For more information on Becharof National Wildlife Refuge, visit their website.

McNeil River State Game Sanctuary
Visiting the McNeil River State Game Sanctuary is a unique wildlife experience. Nowhere else in the world can you see up to 100 wild brown bears come and go throughout the day and have the possibility of photographing a group of 40 or more bears at one time! Brown bears congregate at McNeil River during summer because the river and nearby creeks have an abundant supply of spawning salmon. The sanctuary protects about 200 square miles of wildlife habitat and is located approximately 250 air miles southwest of Anchorage, 90 miles northeast of King Salmon and 50 miles southeast of Iliamna. In addition to brown bears and salmon, red fox, arctic ground squirrels, harbor seals and bald eagles are commonly observed. Other wildlife that may be observed in the sanctuary includes moose, caribou, wolves, wolverine, various furbearers, waterfowl, sea ducks and sea birds. McNeil River and nearby Mikfik Creek drain into Kamishak Bay in the shadow of Augustine Island, an active volcano. This is a roadless area with no modern amenities and it is virtually undisturbed by human development.

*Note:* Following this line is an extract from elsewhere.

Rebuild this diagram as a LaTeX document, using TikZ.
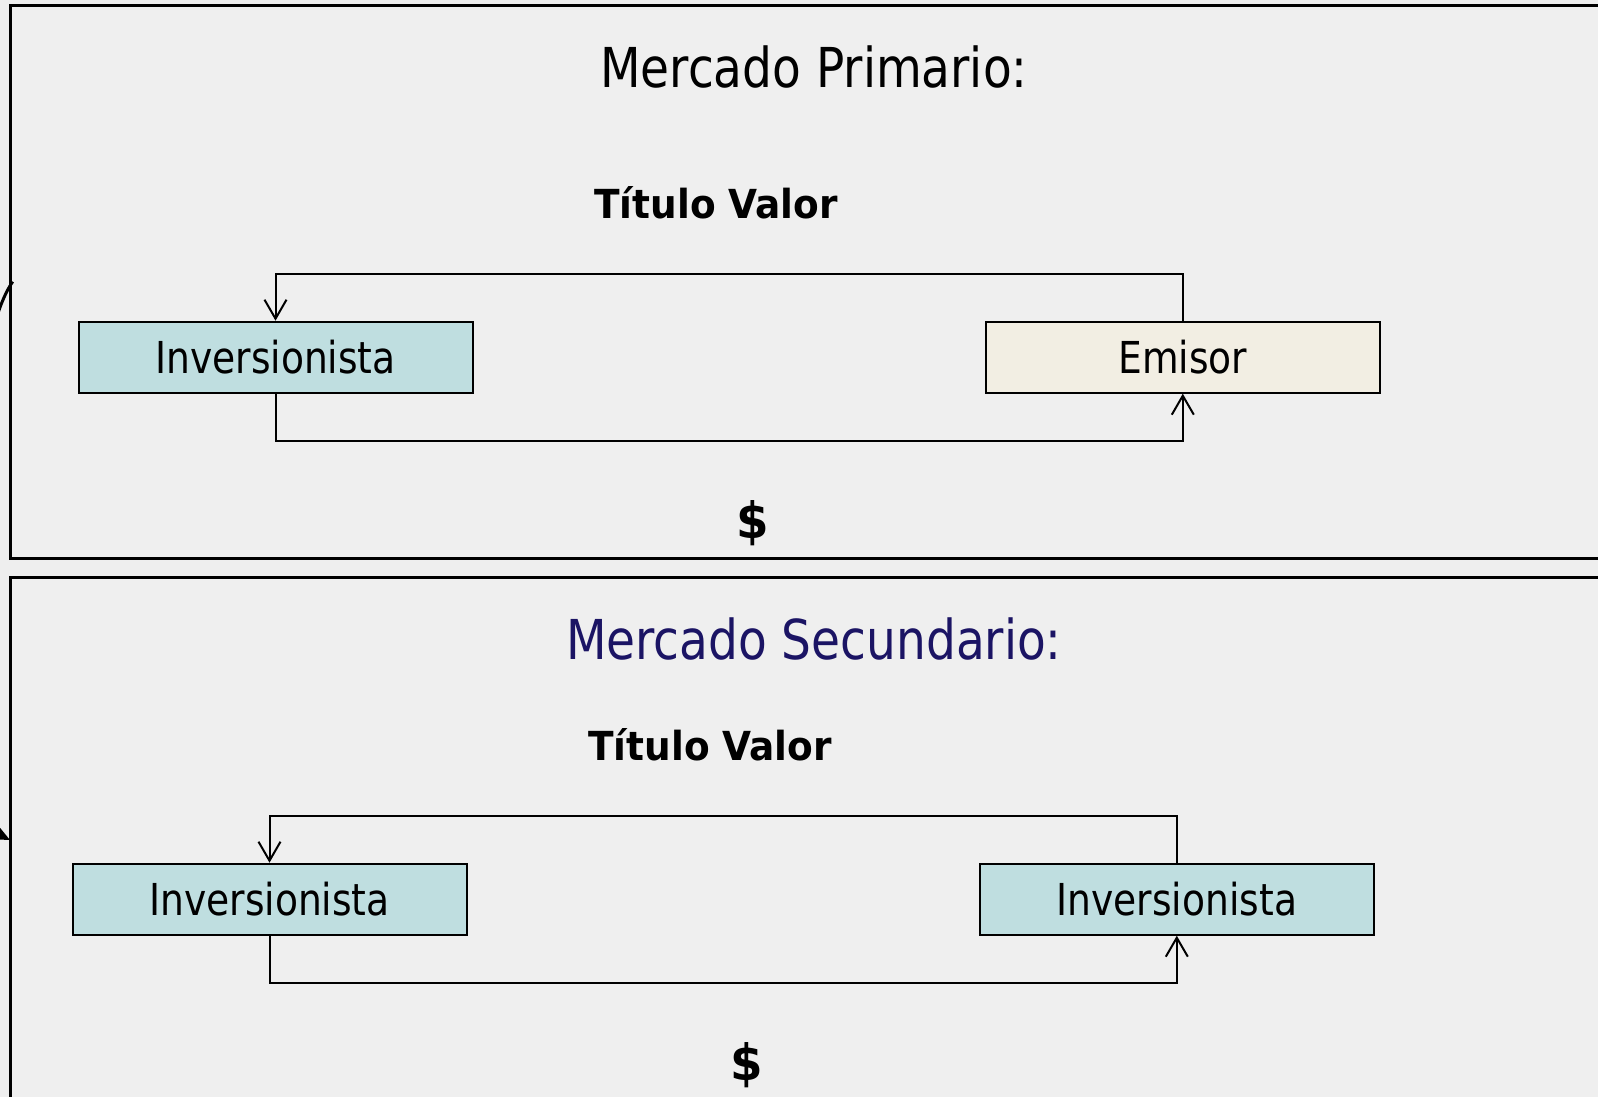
\documentclass[tikz,border=0pt]{standalone}
\usepackage{fontspec}
\setmainfont{DejaVu Sans Condensed}[FakeStretch=0.95, BoldFeatures={FakeStretch=1.04}]
\usetikzlibrary{arrows.meta}

\definecolor{pagegray}{HTML}{EEEEEE}
\definecolor{panelgray}{HTML}{EFEFEF}
\definecolor{investfill}{HTML}{BFDEE0}
\definecolor{issuerfill}{HTML}{F2EEE3}
\definecolor{navy}{HTML}{1B1464}

\tikzset{
  panel/.style={draw, line width=3pt, fill=panelgray},
  actor/.style={draw, line width=2pt, minimum width=394pt, minimum height=71pt,
    inner sep=0pt, font=\fontsize{44}{50}\selectfont},
  paneltitle/.style={anchor=base, font=\fontsize{55}{62}\selectfont},
  flowlabel/.style={anchor=base, font=\fontsize{40}{46}\selectfont\bfseries},
  flow/.style={line width=2pt, -{Straight Barb[length=19pt, width=22pt, line width=2pt]}},
}

\begin{document}
\begin{tikzpicture}[x=1pt, y=-1pt]
  \useasboundingbox (0,0) rectangle (1598,1097);
  \clip (0,0) rectangle (1598,1097);
  \fill [pagegray] (0,0) rectangle (1598,1097);

  % panels
  \draw [panel] (10.5,5.5) rectangle (1620,558.5);
  \draw [panel] (10.5,577.5) rectangle (1620,1120);

  % mercado primario
  \node [paneltitle] (t1) at (814,88) {Mercado Primario:};
  \node [flowlabel] (v1) at (716,218) {Título Valor};
  \node [actor, fill=investfill] (inv1) at (275.5,357.2) {Inversionista};
  \node [actor, fill=issuerfill] (emi) at (1182.8,357.2) {Emisor};
  \node [flowlabel, font=\fontsize{50}{56}\selectfont\bfseries] (d1) at (753,538) {\$};

  \draw [flow] (emi.north) -- ++(0,-47) -| (inv1.north);
  \draw [flow] (inv1.south) -- ++(0,47) -| (emi.south);

  % mercado secundario
  \node [paneltitle, text=navy] (t2) at (814,659) {Mercado Secundario:};
  \node [flowlabel] (v2) at (710,760) {Título Valor};
  \node [actor, fill=investfill] (inv2) at (269.5,899.2) {Inversionista};
  \node [actor, fill=investfill] (inv3) at (1176.8,899.2) {Inversionista};
  \node [flowlabel, font=\fontsize{50}{56}\selectfont\bfseries] (d2) at (747,1080) {\$};

  \draw [flow] (inv3.north) -- ++(0,-47) -| (inv2.north);
  \draw [flow] (inv2.south) -- ++(0,47) -| (inv3.south);

  % curved link between panels (mostly off the left edge)
  \coordinate (from) at (12.7,281.7);
  \coordinate (to) at (10,840);
  \draw [line width=3pt, -{Stealth[length=18pt, width=16pt]}]
    (from) .. controls (-40,355) and (-70,800) .. (to);
\end{tikzpicture}
\end{document}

A permit program administered by the Alaska Department of Fish & Game manages visitor numbers and activities in the sanctuary. The permit program was developed after many years of excessive and uncontrolled public use of the area that often put people and bears in danger. The goal of the permit program is to provide the public with an opportunity to view and photograph bears while minimizing their impacts to bears and wildlife habitats. The program limits the number of people who may be present at McNeil River Falls (or the other viewing locations) to no more than 10 between June 7 and August 25.

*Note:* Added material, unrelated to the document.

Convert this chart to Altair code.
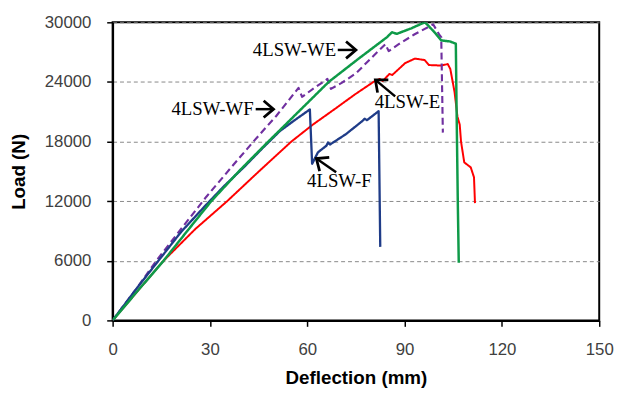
import altair as alt
import pandas as pd

# ---- series data (Deflection mm, Load N) ----
we_x = [0, 7.8, 15.7, 23, 30.4, 39.2, 48, 57.3, 66.6, 75.9, 84.6, 86.1, 87.6, 92.1, 96.2, 97.1, 99.5, 101.3, 103.9, 105.8, 106, 106.4, 106.7]
we_y = [0, 3000, 6000, 9000, 12000, 15100, 18000, 21000, 24000, 26360, 28510, 29000, 28840, 29400, 30000, 29740, 28900, 28180, 28080, 27850, 22000, 12000, 5800]

wf_x = [0, 6.9, 13.7, 21.1, 28.9, 36.3, 43.4, 50.5, 57.3, 58.4, 62.2, 66.2, 67.3, 70.6, 75, 79.4, 84.1, 85.1, 88.2, 93.1, 97.2, 98.8, 100.8, 101.3, 101.8]
wf_y = [0, 3000, 6100, 9200, 12450, 15300, 18000, 20600, 23400, 22500, 23400, 24300, 23300, 23900, 24860, 26300, 27800, 27100, 27800, 28800, 29500, 29800, 28700, 28500, 18900]

e_x = [0, 7.8, 15.7, 25.5, 35.3, 45.1, 55.1, 61.7, 68.6, 74.5, 80.4, 82.3, 83.3, 85.3, 86.2, 90.2, 93.2, 96.2, 97.5, 101.3, 103.3, 104.1, 105.4, 106.3, 107, 107.4, 108.4, 110.4, 111.4, 111.7]
e_y = [0, 3000, 6000, 9200, 12000, 15000, 18000, 19700, 21300, 22700, 24000, 24300, 24100, 24800, 24700, 25900, 26350, 26200, 25700, 25650, 25800, 25300, 23000, 20500, 19700, 18000, 15900, 15400, 14400, 11800]

f_x = [0, 6.9, 14.1, 21.1, 28.3, 34.3, 40.5, 46.1, 51.6, 55.9, 60.8, 61.5, 63.3, 65.9, 66.4, 67, 71.9, 77, 77.7, 78.4, 82, 82.5]
f_y = [0, 3000, 6000, 8900, 11450, 13500, 15430, 17300, 19070, 20100, 21230, 15760, 16920, 17580, 17900, 17700, 18740, 20070, 20300, 20150, 21060, 7400]

series_names = ["4LSW-E", "4LSW-WF", "4LSW-F", "4LSW-WE"]
series_cols = ["#FF0000", "#7030A0", "#1F3C88", "#0E9A48"]
series_widths = [2, 2.5, 2.5, 4]
series_dash = [[1, 0], [7, 4], [1, 0], [1, 0]]

x_ticks = [0, 30, 60, 90, 120, 150]
y_ticks = [0, 6000, 12000, 18000, 24000, 30000]

# ---- annotations ----
lab_text = ["4LSW-WE", "4LSW-WF", "4LSW-F", "4LSW-E"]
lab_x = [68.9, 43.5, 69.9, 90.9]
lab_y = [27220, 21260, 14010, 21950]
lab_align = ["right", "right", "center", "center"]

arr_x1 = [69.4, 44.1, 68.9, 87.1]
arr_y1 = [27220, 21260, 14900, 22550]
arr_x2 = [75.0, 49.6, 62.8, 81.0]
arr_y2 = [27220, 21260, 16290, 24210]
arr_angle = [0, 0, 215, 220]

rows = []
for name, xs, ys in [("4LSW-E", e_x, e_y), ("4LSW-WF", wf_x, wf_y),
                     ("4LSW-F", f_x, f_y), ("4LSW-WE", we_x, we_y)]:
    for i, (a, b) in enumerate(zip(xs, ys)):
        rows.append({"series": name, "x": a, "y": b, "i": i})
df = pd.DataFrame(rows)

labels_df = pd.DataFrame({"t": lab_text, "x": lab_x, "y": lab_y, "al": lab_align})
arrows_df = pd.DataFrame({"x": arr_x1, "y": arr_y1, "x2": arr_x2, "y2": arr_y2, "ang": arr_angle})

xscale = alt.Scale(domain=[0, 150], nice=False, zero=False)
yscale = alt.Scale(domain=[0, 30000], nice=False)

x_axis = alt.Axis(values=x_ticks, grid=False, domainColor="black", domainWidth=2,
                  tickColor="black", tickSize=6, tickWidth=1.5, labelFlush=False,
                  labelFont="Liberation Sans", labelFontSize=17, labelColor="#404040",
                  labelPadding=16, title="Deflection (mm)",
                  titleFont="Liberation Sans", titleFontSize=19, titleFontWeight="bold",
                  titleColor="black", titleX=246.5, titleY=58, titleBaseline="middle")
y_axis = alt.Axis(values=y_ticks, format="d", grid=True, gridColor="#888888",
                  gridDash=[4, 3], gridWidth=1, domainColor="black", domainWidth=2,
                  tickColor="black", tickSize=6, tickWidth=1.5, labelFlush=False,
                  labelFont="Liberation Sans", labelFontSize=17, labelColor="#404040",
                  labelPadding=16, title="Load (N)",
                  titleFont="Liberation Sans", titleFontSize=19, titleFontWeight="bold",
                  titleColor="black", titleX=-95, titleY=151, titleAngle=270,
                  titleAlign="center", titleBaseline="middle")

lines = alt.Chart(df).mark_line(clip=True, strokeJoin="round").encode(
    x=alt.X("x:Q", scale=xscale, axis=x_axis),
    y=alt.Y("y:Q", scale=yscale, axis=y_axis),
    color=alt.Color("series:N", scale=alt.Scale(domain=series_names, range=series_cols), legend=None),
    strokeWidth=alt.StrokeWidth("series:N", scale=alt.Scale(domain=series_names, range=series_widths), legend=None),
    strokeDash=alt.StrokeDash("series:N", scale=alt.Scale(domain=series_names, range=series_dash), legend=None),
    order="i:Q",
)

texts_r = alt.Chart(labels_df[labels_df["al"] == "right"]).mark_text(
    font="Liberation Serif", fontSize=19, color="black", baseline="middle", align="right").encode(
    x=alt.X("x:Q", scale=xscale), y=alt.Y("y:Q", scale=yscale), text="t:N")
texts_c = alt.Chart(labels_df[labels_df["al"] == "center"]).mark_text(
    font="Liberation Serif", fontSize=19, color="black", baseline="middle", align="center").encode(
    x=alt.X("x:Q", scale=xscale), y=alt.Y("y:Q", scale=yscale), text="t:N")

shafts = alt.Chart(arrows_df).mark_rule(color="black", strokeWidth=2.5).encode(
    x=alt.X("x:Q", scale=xscale), y=alt.Y("y:Q", scale=yscale),
    x2="x2:Q", y2="y2:Q")

heads = alt.Chart(arrows_df).mark_point(shape="M -1 -0.85 L 0 0 L -1 0.85", filled=False,
                                        color="black", strokeWidth=2.8, size=400, opacity=1).encode(
    x=alt.X("x2:Q", scale=xscale), y=alt.Y("y2:Q", scale=yscale),
    angle=alt.Angle("ang:Q", scale=None))

chart = alt.layer(lines, shafts, heads, texts_r, texts_c).properties(
    width=493, height=302,
    autosize=alt.AutoSizeParams(type="none"),
    padding={"left": 106, "top": 12, "right": 17, "bottom": 68},
    background="white",
).configure_view(stroke="black", strokeWidth=2)

chart.save("out.html", embed_options={"renderer": "svg", "actions": False})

For more information on McNeil River State Game Sanctuary, visit their website.

Walrus Islands State Game Sanctuary
Walrus Islands State Game Sanctuary is world famous for its unique concentrations of walrus. Best known among the Walrus Islands is Round Island, where each summer large numbers of male walruses haul out on exposed, rocky beaches. Round Island is one of four major terrestrial haulouts in Alaska; Walrus return to these haulouts every spring as the ice pack recedes northward, remaining hauled out on the beach for several days between each feeding foray. Up to 14,000 walrus have been counted on Round Island in a single day. However, the number of walrus using the island fluctuates significantly from year to year.

Boat access to Round Island and state waters within 3 miles of Round Island is allowed only by permit and when Sanctuary staff are present, usually between May 1 and August 15. Flying low over the island can cause walrus and seabird disturbance and is prohibited under the Marine Mammal Protection Act. Each summer visitors log hundreds of visitor days on Round Island, and twelve camping and five day-use permits can be issued at a time. Because driving rain, winds, and rough seas are common, visits are extremely weather dependent and visitors should come prepared with adequate raingear, footwear, food, and equipment. Access to other islands in the Sanctuary does not require a permit. A visit to Black Rock to view harbor seals and cormorants is a high point for many visitors.